Objective ::
Look below for the line containing "Emit a LaTeX" and the line containing "(gvtap) at (660,388);"; repeat exactly those two lines and all lines between them, and nothing else.

==== Given information ====

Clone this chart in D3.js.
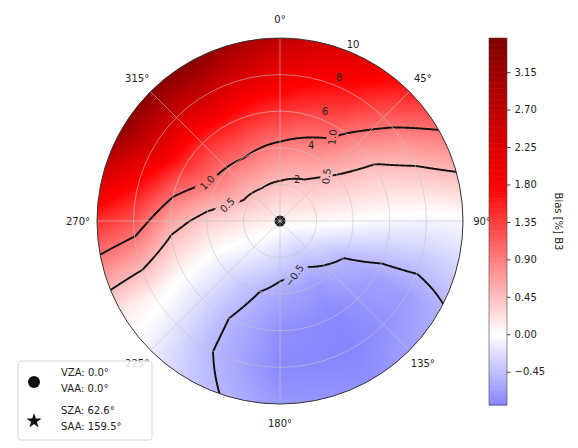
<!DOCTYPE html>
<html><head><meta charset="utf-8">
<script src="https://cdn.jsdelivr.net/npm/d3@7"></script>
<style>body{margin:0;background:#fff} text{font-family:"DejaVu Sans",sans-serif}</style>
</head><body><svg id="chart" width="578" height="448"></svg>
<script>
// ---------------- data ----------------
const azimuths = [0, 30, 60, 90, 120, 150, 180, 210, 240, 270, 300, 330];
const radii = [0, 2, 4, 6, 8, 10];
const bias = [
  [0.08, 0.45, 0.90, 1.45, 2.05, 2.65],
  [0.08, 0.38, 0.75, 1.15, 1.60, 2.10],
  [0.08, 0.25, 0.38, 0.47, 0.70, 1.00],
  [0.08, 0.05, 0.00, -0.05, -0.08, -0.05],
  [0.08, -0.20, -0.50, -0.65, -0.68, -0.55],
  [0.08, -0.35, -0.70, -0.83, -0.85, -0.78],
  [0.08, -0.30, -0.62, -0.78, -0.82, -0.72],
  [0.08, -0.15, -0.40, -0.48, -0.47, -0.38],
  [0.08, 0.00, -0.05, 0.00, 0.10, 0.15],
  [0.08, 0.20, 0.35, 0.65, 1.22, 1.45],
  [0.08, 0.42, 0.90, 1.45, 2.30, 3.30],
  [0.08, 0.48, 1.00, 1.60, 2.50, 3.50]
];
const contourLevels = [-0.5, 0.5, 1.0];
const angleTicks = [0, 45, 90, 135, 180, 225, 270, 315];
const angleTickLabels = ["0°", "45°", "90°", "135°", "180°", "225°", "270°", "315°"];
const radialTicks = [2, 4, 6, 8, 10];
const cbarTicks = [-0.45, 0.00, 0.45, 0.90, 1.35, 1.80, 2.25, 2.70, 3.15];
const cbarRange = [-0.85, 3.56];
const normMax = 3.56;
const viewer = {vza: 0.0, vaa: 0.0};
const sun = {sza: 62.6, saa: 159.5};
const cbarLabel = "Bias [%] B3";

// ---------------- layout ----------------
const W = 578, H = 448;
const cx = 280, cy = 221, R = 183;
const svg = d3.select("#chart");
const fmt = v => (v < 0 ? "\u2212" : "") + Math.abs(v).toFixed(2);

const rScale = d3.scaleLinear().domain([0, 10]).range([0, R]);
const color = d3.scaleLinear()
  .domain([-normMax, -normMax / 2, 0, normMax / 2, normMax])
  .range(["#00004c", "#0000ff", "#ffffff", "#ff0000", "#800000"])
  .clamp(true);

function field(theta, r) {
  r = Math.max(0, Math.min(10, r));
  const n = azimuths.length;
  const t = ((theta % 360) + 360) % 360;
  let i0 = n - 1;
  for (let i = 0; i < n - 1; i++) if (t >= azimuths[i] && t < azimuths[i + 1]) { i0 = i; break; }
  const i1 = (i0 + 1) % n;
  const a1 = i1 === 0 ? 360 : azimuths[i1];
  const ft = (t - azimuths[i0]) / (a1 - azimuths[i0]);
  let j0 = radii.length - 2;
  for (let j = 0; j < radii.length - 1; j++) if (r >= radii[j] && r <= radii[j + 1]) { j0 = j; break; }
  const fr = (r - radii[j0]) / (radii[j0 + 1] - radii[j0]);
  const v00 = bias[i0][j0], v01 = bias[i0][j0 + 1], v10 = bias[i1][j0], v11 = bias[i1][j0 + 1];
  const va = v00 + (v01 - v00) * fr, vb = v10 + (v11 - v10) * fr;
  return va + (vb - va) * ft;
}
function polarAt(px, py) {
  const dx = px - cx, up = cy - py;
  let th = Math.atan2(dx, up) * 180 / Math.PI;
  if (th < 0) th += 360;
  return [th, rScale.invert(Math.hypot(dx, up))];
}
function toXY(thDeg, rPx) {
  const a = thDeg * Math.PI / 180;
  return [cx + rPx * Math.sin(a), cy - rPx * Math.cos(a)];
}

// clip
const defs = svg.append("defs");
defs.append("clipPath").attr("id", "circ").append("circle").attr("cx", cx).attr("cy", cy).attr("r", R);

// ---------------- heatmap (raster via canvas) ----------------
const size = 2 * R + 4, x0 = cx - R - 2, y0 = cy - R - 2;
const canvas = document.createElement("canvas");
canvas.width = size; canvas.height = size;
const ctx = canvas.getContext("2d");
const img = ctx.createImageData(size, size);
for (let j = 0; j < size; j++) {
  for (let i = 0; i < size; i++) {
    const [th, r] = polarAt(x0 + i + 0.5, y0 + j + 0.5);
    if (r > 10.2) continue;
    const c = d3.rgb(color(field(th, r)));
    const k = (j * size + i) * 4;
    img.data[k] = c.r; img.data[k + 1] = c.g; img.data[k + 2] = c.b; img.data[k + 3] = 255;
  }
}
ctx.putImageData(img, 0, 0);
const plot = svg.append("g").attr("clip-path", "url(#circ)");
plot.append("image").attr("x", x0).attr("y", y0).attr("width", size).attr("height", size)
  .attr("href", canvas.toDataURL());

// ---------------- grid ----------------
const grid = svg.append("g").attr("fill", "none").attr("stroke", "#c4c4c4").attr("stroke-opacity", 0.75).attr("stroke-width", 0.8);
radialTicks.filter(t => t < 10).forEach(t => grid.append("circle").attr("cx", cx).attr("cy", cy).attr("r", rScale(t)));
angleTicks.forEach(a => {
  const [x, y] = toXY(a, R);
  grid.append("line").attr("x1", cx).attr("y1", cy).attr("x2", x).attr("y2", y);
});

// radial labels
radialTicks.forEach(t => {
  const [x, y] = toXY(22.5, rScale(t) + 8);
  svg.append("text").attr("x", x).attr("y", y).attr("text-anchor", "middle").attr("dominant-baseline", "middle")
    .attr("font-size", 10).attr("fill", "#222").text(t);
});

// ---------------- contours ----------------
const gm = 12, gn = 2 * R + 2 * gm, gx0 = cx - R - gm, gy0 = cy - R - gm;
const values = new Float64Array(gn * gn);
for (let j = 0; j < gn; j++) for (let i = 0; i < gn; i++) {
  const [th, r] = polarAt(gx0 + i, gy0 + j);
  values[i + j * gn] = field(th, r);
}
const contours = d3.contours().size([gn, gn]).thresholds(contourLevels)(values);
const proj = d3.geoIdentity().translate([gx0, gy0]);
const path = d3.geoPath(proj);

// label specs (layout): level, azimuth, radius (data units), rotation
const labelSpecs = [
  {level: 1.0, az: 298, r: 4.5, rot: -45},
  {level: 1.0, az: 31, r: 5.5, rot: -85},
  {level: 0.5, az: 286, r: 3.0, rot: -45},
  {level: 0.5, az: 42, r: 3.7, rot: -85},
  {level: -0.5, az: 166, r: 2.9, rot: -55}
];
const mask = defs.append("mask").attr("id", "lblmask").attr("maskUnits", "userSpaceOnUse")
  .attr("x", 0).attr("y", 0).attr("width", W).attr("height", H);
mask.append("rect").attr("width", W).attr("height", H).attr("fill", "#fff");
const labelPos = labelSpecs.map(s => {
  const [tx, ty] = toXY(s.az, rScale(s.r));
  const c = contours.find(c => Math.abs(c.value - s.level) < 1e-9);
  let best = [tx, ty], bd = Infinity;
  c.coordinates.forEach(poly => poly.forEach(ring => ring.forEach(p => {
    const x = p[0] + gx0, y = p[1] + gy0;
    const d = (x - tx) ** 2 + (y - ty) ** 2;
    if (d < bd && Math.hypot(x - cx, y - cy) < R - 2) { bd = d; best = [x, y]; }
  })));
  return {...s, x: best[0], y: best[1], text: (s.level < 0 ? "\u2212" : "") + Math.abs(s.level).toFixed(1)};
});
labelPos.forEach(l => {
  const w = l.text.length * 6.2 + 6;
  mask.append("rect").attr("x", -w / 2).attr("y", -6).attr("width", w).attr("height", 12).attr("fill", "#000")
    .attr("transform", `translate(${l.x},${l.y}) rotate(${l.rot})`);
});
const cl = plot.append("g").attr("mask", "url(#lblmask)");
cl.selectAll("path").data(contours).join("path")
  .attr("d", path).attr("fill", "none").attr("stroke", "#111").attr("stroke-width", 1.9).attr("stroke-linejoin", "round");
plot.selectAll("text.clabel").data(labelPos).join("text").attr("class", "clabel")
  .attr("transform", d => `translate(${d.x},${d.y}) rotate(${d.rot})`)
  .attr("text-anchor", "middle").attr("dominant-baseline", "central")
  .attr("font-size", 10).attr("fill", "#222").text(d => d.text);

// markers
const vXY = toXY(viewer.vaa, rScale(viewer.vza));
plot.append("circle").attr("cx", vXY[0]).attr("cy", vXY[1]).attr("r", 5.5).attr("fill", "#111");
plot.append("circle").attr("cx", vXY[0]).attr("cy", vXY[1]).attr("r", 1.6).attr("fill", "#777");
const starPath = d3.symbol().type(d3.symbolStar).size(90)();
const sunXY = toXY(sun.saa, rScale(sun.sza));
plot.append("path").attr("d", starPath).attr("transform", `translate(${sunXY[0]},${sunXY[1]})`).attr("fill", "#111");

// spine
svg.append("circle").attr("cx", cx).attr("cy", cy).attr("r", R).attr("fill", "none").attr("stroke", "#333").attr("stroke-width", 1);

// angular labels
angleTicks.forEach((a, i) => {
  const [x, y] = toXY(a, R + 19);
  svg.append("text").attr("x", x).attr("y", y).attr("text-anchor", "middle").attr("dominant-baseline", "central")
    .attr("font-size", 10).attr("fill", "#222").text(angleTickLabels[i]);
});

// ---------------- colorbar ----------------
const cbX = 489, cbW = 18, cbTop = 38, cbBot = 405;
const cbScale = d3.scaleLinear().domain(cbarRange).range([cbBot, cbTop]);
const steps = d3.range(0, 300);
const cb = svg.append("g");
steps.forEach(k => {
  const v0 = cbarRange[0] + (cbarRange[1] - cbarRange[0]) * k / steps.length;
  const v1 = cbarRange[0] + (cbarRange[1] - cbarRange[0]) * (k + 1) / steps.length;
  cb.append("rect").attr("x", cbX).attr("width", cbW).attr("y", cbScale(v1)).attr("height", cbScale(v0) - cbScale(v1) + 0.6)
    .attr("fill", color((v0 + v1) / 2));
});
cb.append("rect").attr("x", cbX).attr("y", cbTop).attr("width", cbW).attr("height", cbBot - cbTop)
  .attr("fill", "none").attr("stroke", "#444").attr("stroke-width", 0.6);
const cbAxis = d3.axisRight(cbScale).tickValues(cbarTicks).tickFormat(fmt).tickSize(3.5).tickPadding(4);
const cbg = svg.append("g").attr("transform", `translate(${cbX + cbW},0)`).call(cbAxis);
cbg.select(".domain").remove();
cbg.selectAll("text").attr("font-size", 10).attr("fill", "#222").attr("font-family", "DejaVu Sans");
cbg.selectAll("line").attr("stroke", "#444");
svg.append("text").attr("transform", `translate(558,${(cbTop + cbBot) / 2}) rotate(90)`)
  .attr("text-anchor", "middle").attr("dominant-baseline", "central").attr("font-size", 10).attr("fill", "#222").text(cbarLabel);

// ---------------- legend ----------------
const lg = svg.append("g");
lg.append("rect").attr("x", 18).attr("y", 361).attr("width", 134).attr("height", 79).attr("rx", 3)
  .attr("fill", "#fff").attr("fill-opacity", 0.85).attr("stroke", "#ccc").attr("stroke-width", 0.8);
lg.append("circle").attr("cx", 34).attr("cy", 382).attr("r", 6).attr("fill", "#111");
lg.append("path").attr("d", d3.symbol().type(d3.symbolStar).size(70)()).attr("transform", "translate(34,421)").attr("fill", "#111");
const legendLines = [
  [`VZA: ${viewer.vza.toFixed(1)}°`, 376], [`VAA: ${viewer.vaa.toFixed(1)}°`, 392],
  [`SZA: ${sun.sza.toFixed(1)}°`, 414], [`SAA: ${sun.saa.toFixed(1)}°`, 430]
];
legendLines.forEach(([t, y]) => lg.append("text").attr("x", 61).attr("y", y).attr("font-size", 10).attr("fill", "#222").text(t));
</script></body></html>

====
==== Given information ====

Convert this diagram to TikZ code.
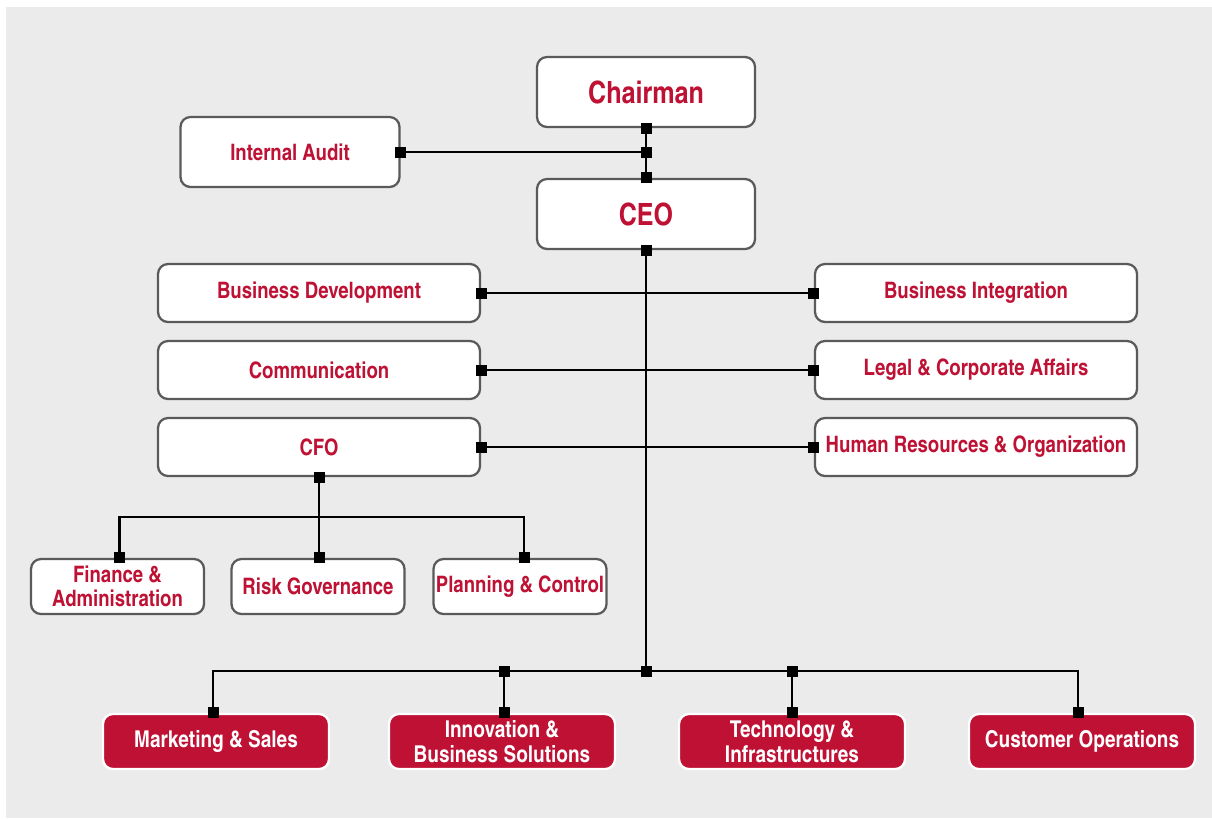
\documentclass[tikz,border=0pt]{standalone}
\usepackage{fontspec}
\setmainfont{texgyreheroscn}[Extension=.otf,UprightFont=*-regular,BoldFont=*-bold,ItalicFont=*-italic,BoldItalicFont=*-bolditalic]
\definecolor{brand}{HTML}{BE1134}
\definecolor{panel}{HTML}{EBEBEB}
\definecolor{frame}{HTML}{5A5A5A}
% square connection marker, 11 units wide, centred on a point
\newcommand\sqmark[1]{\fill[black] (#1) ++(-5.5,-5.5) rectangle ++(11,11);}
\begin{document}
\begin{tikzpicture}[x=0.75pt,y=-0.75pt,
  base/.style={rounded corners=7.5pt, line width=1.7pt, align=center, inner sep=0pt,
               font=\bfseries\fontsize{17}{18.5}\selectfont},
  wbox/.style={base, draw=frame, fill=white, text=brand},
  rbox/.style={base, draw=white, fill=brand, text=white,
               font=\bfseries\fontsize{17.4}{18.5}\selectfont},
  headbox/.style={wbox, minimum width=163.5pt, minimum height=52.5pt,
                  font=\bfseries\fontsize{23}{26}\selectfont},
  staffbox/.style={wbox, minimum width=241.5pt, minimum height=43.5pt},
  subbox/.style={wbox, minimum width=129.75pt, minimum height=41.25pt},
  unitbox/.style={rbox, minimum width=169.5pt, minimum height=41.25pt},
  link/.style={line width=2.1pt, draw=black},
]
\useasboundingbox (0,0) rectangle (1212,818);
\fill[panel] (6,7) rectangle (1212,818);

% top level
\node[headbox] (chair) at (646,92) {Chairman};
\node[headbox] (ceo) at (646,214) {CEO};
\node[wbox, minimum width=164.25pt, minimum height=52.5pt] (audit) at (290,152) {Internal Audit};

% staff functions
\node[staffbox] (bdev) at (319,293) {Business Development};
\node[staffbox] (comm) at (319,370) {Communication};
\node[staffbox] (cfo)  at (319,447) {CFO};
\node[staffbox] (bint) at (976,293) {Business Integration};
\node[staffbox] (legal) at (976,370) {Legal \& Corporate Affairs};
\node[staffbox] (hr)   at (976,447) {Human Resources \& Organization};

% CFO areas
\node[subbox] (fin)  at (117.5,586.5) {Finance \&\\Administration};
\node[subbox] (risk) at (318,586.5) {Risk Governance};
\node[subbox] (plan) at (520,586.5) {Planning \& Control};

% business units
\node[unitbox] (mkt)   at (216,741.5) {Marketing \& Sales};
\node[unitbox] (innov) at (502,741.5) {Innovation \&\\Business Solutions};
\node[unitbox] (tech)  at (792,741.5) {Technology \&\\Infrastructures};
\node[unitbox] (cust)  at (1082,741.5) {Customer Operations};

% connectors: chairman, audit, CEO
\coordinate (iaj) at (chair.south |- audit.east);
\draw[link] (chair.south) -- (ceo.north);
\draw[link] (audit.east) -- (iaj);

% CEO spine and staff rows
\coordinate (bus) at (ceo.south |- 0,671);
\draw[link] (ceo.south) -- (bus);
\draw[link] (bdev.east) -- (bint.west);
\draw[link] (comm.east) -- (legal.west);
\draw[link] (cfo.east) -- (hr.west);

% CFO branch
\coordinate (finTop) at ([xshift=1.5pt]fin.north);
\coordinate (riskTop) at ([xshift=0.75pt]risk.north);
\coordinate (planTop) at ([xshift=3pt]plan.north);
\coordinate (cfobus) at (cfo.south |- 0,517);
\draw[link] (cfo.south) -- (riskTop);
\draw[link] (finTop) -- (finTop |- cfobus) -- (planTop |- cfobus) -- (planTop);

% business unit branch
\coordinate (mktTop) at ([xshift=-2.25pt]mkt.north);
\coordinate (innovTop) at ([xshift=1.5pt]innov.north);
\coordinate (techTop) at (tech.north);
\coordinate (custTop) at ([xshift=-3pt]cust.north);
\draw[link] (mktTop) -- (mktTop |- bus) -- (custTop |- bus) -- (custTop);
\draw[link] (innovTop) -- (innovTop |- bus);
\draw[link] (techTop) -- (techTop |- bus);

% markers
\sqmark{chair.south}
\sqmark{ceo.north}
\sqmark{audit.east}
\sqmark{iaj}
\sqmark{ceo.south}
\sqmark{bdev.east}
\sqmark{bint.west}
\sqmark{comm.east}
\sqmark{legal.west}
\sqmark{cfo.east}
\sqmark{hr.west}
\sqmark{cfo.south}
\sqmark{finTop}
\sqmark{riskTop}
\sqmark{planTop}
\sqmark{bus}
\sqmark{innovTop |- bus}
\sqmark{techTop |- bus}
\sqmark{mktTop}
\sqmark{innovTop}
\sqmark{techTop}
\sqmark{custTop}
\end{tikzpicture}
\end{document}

====
==== Given information ====

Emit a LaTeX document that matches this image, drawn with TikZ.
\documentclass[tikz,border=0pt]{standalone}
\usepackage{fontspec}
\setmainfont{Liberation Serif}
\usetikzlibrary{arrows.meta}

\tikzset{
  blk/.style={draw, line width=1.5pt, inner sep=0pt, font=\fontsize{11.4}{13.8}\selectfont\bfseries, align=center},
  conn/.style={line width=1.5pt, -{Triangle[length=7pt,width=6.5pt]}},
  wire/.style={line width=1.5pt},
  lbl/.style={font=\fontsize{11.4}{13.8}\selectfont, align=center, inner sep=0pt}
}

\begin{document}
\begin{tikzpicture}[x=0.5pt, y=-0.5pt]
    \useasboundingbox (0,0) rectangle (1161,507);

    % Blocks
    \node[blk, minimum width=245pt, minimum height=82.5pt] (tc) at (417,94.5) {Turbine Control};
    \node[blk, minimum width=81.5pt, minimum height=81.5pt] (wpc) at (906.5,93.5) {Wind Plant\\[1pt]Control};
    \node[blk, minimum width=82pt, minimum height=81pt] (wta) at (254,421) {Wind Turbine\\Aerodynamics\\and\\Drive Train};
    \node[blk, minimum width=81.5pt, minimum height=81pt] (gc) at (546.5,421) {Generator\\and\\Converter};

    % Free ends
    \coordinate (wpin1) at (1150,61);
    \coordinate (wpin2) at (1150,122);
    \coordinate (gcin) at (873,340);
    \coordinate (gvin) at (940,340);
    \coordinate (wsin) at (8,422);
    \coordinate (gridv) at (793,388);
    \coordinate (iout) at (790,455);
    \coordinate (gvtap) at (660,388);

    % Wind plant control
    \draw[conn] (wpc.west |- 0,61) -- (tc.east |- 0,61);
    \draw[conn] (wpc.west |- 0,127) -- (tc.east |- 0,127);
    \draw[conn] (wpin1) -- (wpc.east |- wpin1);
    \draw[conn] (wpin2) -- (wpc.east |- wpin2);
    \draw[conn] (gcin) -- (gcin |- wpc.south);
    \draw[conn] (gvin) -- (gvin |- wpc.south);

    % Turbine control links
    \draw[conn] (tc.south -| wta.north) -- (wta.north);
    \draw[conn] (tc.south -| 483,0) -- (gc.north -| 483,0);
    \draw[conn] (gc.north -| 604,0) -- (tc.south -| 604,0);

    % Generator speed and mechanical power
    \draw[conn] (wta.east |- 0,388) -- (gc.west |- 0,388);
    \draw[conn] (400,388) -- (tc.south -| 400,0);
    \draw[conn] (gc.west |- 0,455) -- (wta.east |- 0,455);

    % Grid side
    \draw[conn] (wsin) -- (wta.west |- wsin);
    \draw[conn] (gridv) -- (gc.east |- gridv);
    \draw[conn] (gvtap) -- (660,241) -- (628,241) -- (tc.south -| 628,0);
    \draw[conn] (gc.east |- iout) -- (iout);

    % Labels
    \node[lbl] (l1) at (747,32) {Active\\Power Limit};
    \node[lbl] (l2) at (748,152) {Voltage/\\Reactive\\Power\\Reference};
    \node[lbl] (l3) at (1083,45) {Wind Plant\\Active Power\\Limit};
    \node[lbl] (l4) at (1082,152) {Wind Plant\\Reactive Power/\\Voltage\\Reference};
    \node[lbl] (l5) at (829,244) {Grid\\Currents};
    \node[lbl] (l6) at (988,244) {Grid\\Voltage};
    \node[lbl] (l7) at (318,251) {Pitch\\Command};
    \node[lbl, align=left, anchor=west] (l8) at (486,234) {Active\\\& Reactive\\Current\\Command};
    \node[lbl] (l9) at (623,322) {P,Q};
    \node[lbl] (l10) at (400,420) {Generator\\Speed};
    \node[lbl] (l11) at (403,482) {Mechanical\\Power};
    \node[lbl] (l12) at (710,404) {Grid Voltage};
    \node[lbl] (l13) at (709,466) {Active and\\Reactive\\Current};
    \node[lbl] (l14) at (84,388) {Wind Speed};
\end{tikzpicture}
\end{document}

====

Correct answer ::
Emit a LaTeX document that matches this image, drawn with TikZ.
\documentclass[tikz,border=0pt]{standalone}
\usepackage{fontspec}
\setmainfont{Liberation Serif}
\usetikzlibrary{arrows.meta}

\tikzset{
  blk/.style={draw, line width=1.5pt, inner sep=0pt, font=\fontsize{11.4}{13.8}\selectfont\bfseries, align=center},
  conn/.style={line width=1.5pt, -{Triangle[length=7pt,width=6.5pt]}},
  wire/.style={line width=1.5pt},
  lbl/.style={font=\fontsize{11.4}{13.8}\selectfont, align=center, inner sep=0pt}
}

\begin{document}
\begin{tikzpicture}[x=0.5pt, y=-0.5pt]
    \useasboundingbox (0,0) rectangle (1161,507);

    % Blocks
    \node[blk, minimum width=245pt, minimum height=82.5pt] (tc) at (417,94.5) {Turbine Control};
    \node[blk, minimum width=81.5pt, minimum height=81.5pt] (wpc) at (906.5,93.5) {Wind Plant\\[1pt]Control};
    \node[blk, minimum width=82pt, minimum height=81pt] (wta) at (254,421) {Wind Turbine\\Aerodynamics\\and\\Drive Train};
    \node[blk, minimum width=81.5pt, minimum height=81pt] (gc) at (546.5,421) {Generator\\and\\Converter};

    % Free ends
    \coordinate (wpin1) at (1150,61);
    \coordinate (wpin2) at (1150,122);
    \coordinate (gcin) at (873,340);
    \coordinate (gvin) at (940,340);
    \coordinate (wsin) at (8,422);
    \coordinate (gridv) at (793,388);
    \coordinate (iout) at (790,455);
    \coordinate (gvtap) at (660,388);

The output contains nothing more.